Fourth, Domingues argues that his constitutional right to the effective assistance of counsel was denied because counsel David Wall had a conflict of interest. The nature of the alleged conflict centers on Wall's representation of Gregory Gray in an unrelated criminal matter years before Domingues' trial. Domingues contends that because of that representation, Wall declined to call Gray, who would have testified in support of Domingues' defense that someone else, in particular Pechpo's ex-boyfriend, killed Pechpo and her son. At an evidentiary hearing on the matter, Wall testified that he spoke with Gray but did not recall anything from that conversation that would have been helpful to the defense or that led him to believe that he “needed to protect Gregory Gray at the expense of Michael Domingues.” The district court accepted Wall's testimony that Gray was not of assistance to the defense and concluded that Wall would have withdrawn from Domingues' case if he had perceived a conflict of interest. Based on those findings, which are supported by the record, we conclude that Domingues failed to demonstrate that counsel was deficient, see Waid v. Dist. Ct., 121 Nev. 605, 609, 119 P.3d 1219, 1222 (2005) (recognizing that disqualification for conflict of interest involving former client is warranted only if prior representation and current representation are substantially related), or prejudice considering Gray's dubious utility to the defense and the overwhelming evidence supporting Domingues' convictions. Therefore, the district court did not err by denying this claim.
Penalty-phase claims
Domingues argues that the district court erred by concluding that his claims of ineffective assistance of counsel related to the penalty phase were rendered moot when the district court struck the death sentences and imposed life terms in prison without the possibility of parole. We agree. NRS 176.025(1) provides that a death sentence may not be imposed upon a person who was less than 18 years old at the time of the commission of the crime and that “[a]s to such person, the maximum punishment that may be imposed is life imprisonment without the possibility of parole.” At the time of Domingues' trial, three possible punishments were available—death and life in prison with or without the possibility of parole. 1989 Nev.

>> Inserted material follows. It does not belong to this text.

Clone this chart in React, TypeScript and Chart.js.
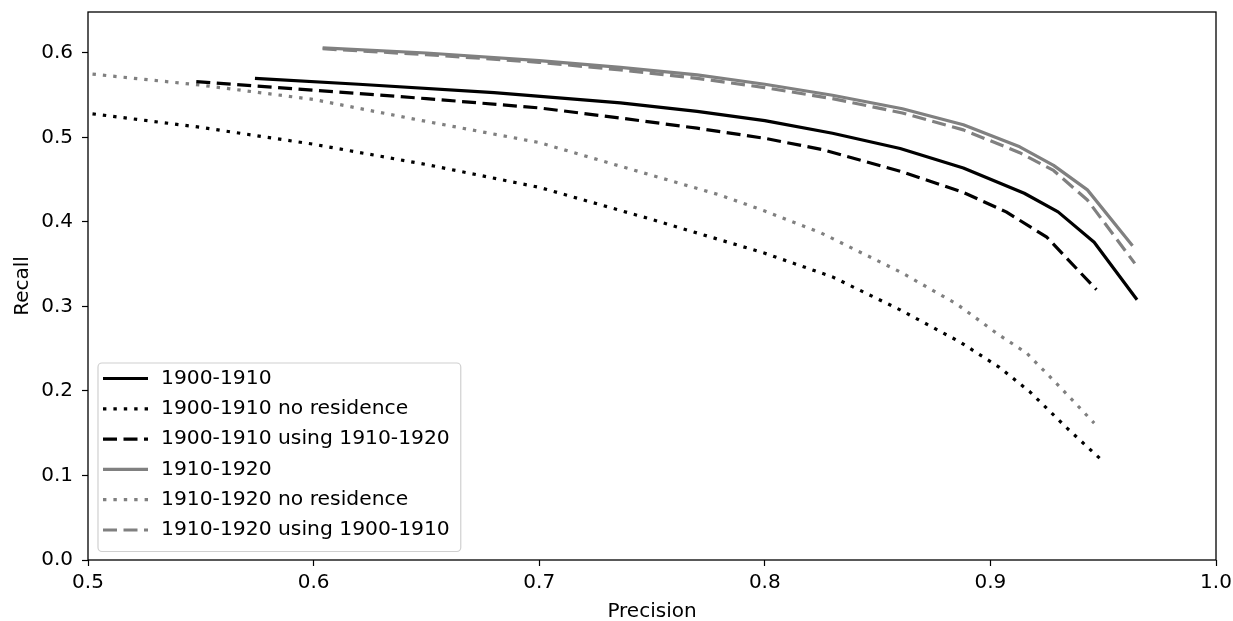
import React, { useEffect, useRef } from 'react';
import { Chart, registerables } from 'chart.js';

Chart.register(...registerables);

const FONT_FAMILY = '"DejaVu Sans", "Liberation Sans", sans-serif';
const FONT_SIZE = 20;
const LEGEND_FONT_SIZE = 20.3;

// Axis ticks
const xTickValues = [0.5, 0.6, 0.7, 0.8, 0.9, 1.0];
const yTickValues = [0.0, 0.1, 0.2, 0.3, 0.4, 0.5, 0.6];

// Series labels
const seriesLabels = [
  '1900-1910',
  '1900-1910 no residence',
  '1900-1910 using 1910-1920',
  '1910-1920',
  '1910-1920 no residence',
  '1910-1920 using 1900-1910',
];

// 1900-1910
const s1Precision = [0.574, 0.62, 0.68, 0.736, 0.77, 0.80, 0.83, 0.86, 0.888, 0.915, 0.93, 0.946, 0.965];
const s1Recall = [0.570, 0.563, 0.553, 0.541, 0.531, 0.520, 0.505, 0.487, 0.464, 0.434, 0.412, 0.376, 0.308];

// 1900-1910 no residence
const s2Precision = [0.502, 0.55, 0.6, 0.65, 0.7, 0.75, 0.8, 0.83, 0.86, 0.8865, 0.904, 0.9175, 0.934, 0.949];
const s2Recall = [0.528, 0.512, 0.492, 0.468, 0.441, 0.403, 0.363, 0.335, 0.296, 0.258, 0.228, 0.199, 0.156, 0.119];

// 1900-1910 using 1910-1920
const s3Precision = [0.548, 0.6, 0.65, 0.7, 0.736, 0.77, 0.8, 0.825, 0.86, 0.888, 0.907, 0.925, 0.947];
const s3Recall = [0.566, 0.556, 0.546, 0.535, 0.523, 0.511, 0.499, 0.486, 0.460, 0.435, 0.412, 0.382, 0.320];

// 1910-1920
const s4Precision = [0.604, 0.65, 0.7, 0.736, 0.77, 0.8, 0.83, 0.861, 0.888, 0.913, 0.928, 0.943, 0.963];
const s4Recall = [0.606, 0.600, 0.591, 0.583, 0.574, 0.563, 0.550, 0.534, 0.515, 0.489, 0.467, 0.438, 0.372];

// 1910-1920 no residence
const s5Precision = [0.502, 0.55, 0.6, 0.644, 0.7, 0.736, 0.78, 0.8, 0.825, 0.86, 0.885, 0.904, 0.916, 0.93, 0.946];
const s5Recall = [0.575, 0.562, 0.545, 0.522, 0.494, 0.466, 0.432, 0.413, 0.387, 0.341, 0.303, 0.266, 0.245, 0.207, 0.162];

// 1910-1920 using 1900-1910
const s6Precision = [0.604, 0.65, 0.7, 0.736, 0.77, 0.8, 0.83, 0.861, 0.888, 0.913, 0.928, 0.943, 0.964];
const s6Recall = [0.605, 0.598, 0.589, 0.580, 0.570, 0.559, 0.546, 0.529, 0.509, 0.482, 0.461, 0.426, 0.351];

const BLACK = '#000000';
const GREY = '#808080';
const LW = 3.2;
const SOLID: number[] = [];
const DASHED = [14, 6.5];
const DOTTED = [3.4, 7];

const toPoints = (xs: number[], ys: number[]) => xs.map((x, i) => ({ x, y: ys[i] }));

const framePlugin = {
  id: 'frame',
  afterDatasetsDraw(chart: any) {
    const { ctx, chartArea: ca } = chart;
    ctx.save();
    ctx.strokeStyle = '#000';
    ctx.lineWidth = 1.3;
    ctx.setLineDash([]);
    ctx.strokeRect(ca.left, ca.top, ca.right - ca.left, ca.bottom - ca.top);
    ctx.restore();
  },
};

const legendPlugin = {
  id: 'boxLegend',
  afterDraw(chart: any) {
    const { ctx, chartArea: ca } = chart;
    const datasets = chart.data.datasets;
    ctx.save();
    ctx.font = `${LEGEND_FONT_SIZE}px ${FONT_FAMILY}`;
    let maxW = 0;
    datasets.forEach((ds: any) => {
      maxW = Math.max(maxW, ctx.measureText(ds.label).width);
    });
    const left = ca.left + 10;
    const bottom = ca.bottom - 8.5;
    const height = 188.5;
    const top = bottom - height;
    const textX = left + 64;
    const width = 64 + maxW + 10;
    const r = 4;
    ctx.beginPath();
    ctx.moveTo(left + r, top);
    ctx.lineTo(left + width - r, top);
    ctx.arcTo(left + width, top, left + width, top + r, r);
    ctx.lineTo(left + width, bottom - r);
    ctx.arcTo(left + width, bottom, left + width - r, bottom, r);
    ctx.lineTo(left + r, bottom);
    ctx.arcTo(left, bottom, left, bottom - r, r);
    ctx.lineTo(left, top + r);
    ctx.arcTo(left, top, left + r, top, r);
    ctx.closePath();
    ctx.fillStyle = 'rgba(255,255,255,0.8)';
    ctx.fill();
    ctx.strokeStyle = '#d0d0d0';
    ctx.lineWidth = 1.2;
    ctx.stroke();

    datasets.forEach((ds: any, i: number) => {
      const y = top + 15.5 + i * 30.3;
      ctx.beginPath();
      ctx.setLineDash(ds.borderDash || []);
      ctx.lineCap = 'butt';
      ctx.lineWidth = ds.borderWidth;
      ctx.strokeStyle = ds.borderColor;
      ctx.moveTo(left + 5, y);
      ctx.lineTo(left + 50, y);
      ctx.stroke();
      ctx.setLineDash([]);
      ctx.fillStyle = '#000';
      ctx.textBaseline = 'middle';
      ctx.textAlign = 'left';
      ctx.fillText(ds.label, textX - 1, y);
    });
    ctx.restore();
  },
};

const zeroPadding = (s: any) => {
  s.paddingTop = 0;
  s.paddingBottom = 0;
  s.paddingLeft = 0;
  s.paddingRight = 0;
};

export default function App() {
  const ref = useRef<HTMLCanvasElement>(null);

  useEffect(() => {
    const canvas = ref.current;
    if (!canvas) return;
    const mk = (i: number, xs: number[], ys: number[], color: string, dash: number[]) => ({
      label: seriesLabels[i],
      data: toPoints(xs, ys),
      borderColor: color,
      backgroundColor: color,
      borderWidth: LW,
      borderDash: dash,
      borderCapStyle: 'butt' as const,
      borderJoinStyle: 'round' as const,
      pointRadius: 0,
      fill: false,
      tension: 0,
    });
    const chart = new Chart(canvas, {
      type: 'line',
      data: {
        datasets: [
          mk(0, s1Precision, s1Recall, BLACK, SOLID),
          mk(1, s2Precision, s2Recall, BLACK, DOTTED),
          mk(2, s3Precision, s3Recall, BLACK, DASHED),
          mk(3, s4Precision, s4Recall, GREY, SOLID),
          mk(4, s5Precision, s5Recall, GREY, DOTTED),
          mk(5, s6Precision, s6Recall, GREY, DASHED),
        ],
      },
      options: {
        responsive: false,
        animation: false,
        devicePixelRatio: 1,
        layout: { padding: { left: 0, top: 12, right: 17, bottom: 0 } },
        plugins: {
          legend: { display: false },
          tooltip: { enabled: false },
        },
        scales: {
          x: {
            type: 'linear',
            min: 0.5,
            max: 1.0,
            afterBuildTicks: (s: any) => {
              s.ticks = xTickValues.map((v) => ({ value: v }));
            },
            afterFit: (s: any) => {
              s.height = 61;
              zeroPadding(s);
            },
            ticks: {
              color: '#000',
              padding: 5,
              font: { family: FONT_FAMILY, size: FONT_SIZE, lineHeight: 1.2 },
              callback: (v: any) => Number(v).toFixed(1),
              maxRotation: 0,
              autoSkip: false,
            },
            grid: {
              display: true,
              drawOnChartArea: false,
              drawTicks: true,
              tickLength: 6,
              tickColor: '#000',
              tickWidth: 1.2,
            },
            border: { display: false },
            title: {
              display: true,
              text: 'Precision',
              color: '#000',
              font: { family: FONT_FAMILY, size: FONT_SIZE, lineHeight: 0.95 },
              padding: { top: 0, bottom: 0 },
            },
          },
          y: {
            type: 'linear',
            min: 0,
            max: 0.6485,
            afterBuildTicks: (s: any) => {
              s.ticks = yTickValues.map((v) => ({ value: v }));
            },
            afterFit: (s: any) => {
              s.width = 88;
              zeroPadding(s);
            },
            ticks: {
              color: '#000',
              padding: 9,
              font: { family: FONT_FAMILY, size: FONT_SIZE, lineHeight: 1.2 },
              callback: (v: any) => Number(v).toFixed(1),
              autoSkip: false,
            },
            grid: {
              display: true,
              drawOnChartArea: false,
              drawTicks: true,
              tickLength: 6,
              tickColor: '#000',
              tickWidth: 1.2,
            },
            border: { display: false },
            title: {
              display: true,
              text: 'Recall',
              color: '#000',
              font: { family: FONT_FAMILY, size: FONT_SIZE, lineHeight: 1.2 },
              padding: { top: 10.5, bottom: 0 },
            },
          },
        },
      },
      plugins: [framePlugin, legendPlugin],
    });
    return () => chart.destroy();
  }, []);

  return (
    <div style={{ position: 'fixed', left: 0, top: 0, width: 1233, height: 621, background: '#fff' }}>
      <canvas ref={ref} width={1233} height={621} style={{ display: 'block' }} />
    </div>
  );
}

Stat., ch. 408, § 1, at 865. Because it was possible for Domingues to receive a lesser sentence than that imposed after the death sentences were struck, his ineffective-assistance-of-counsel claims related to the penalty hearing are not moot. Therefore, we reverse and remand this matter for the district court to consider the merits of Domingues' penalty-phase claims of ineffective assistance of counsel.
For the reasons set forth above, we
ORDER the judgment of the district court AFFIRMED IN PART AND REVERSED IN PART AND REMAND this matter to the district court for proceedings consistent with this order.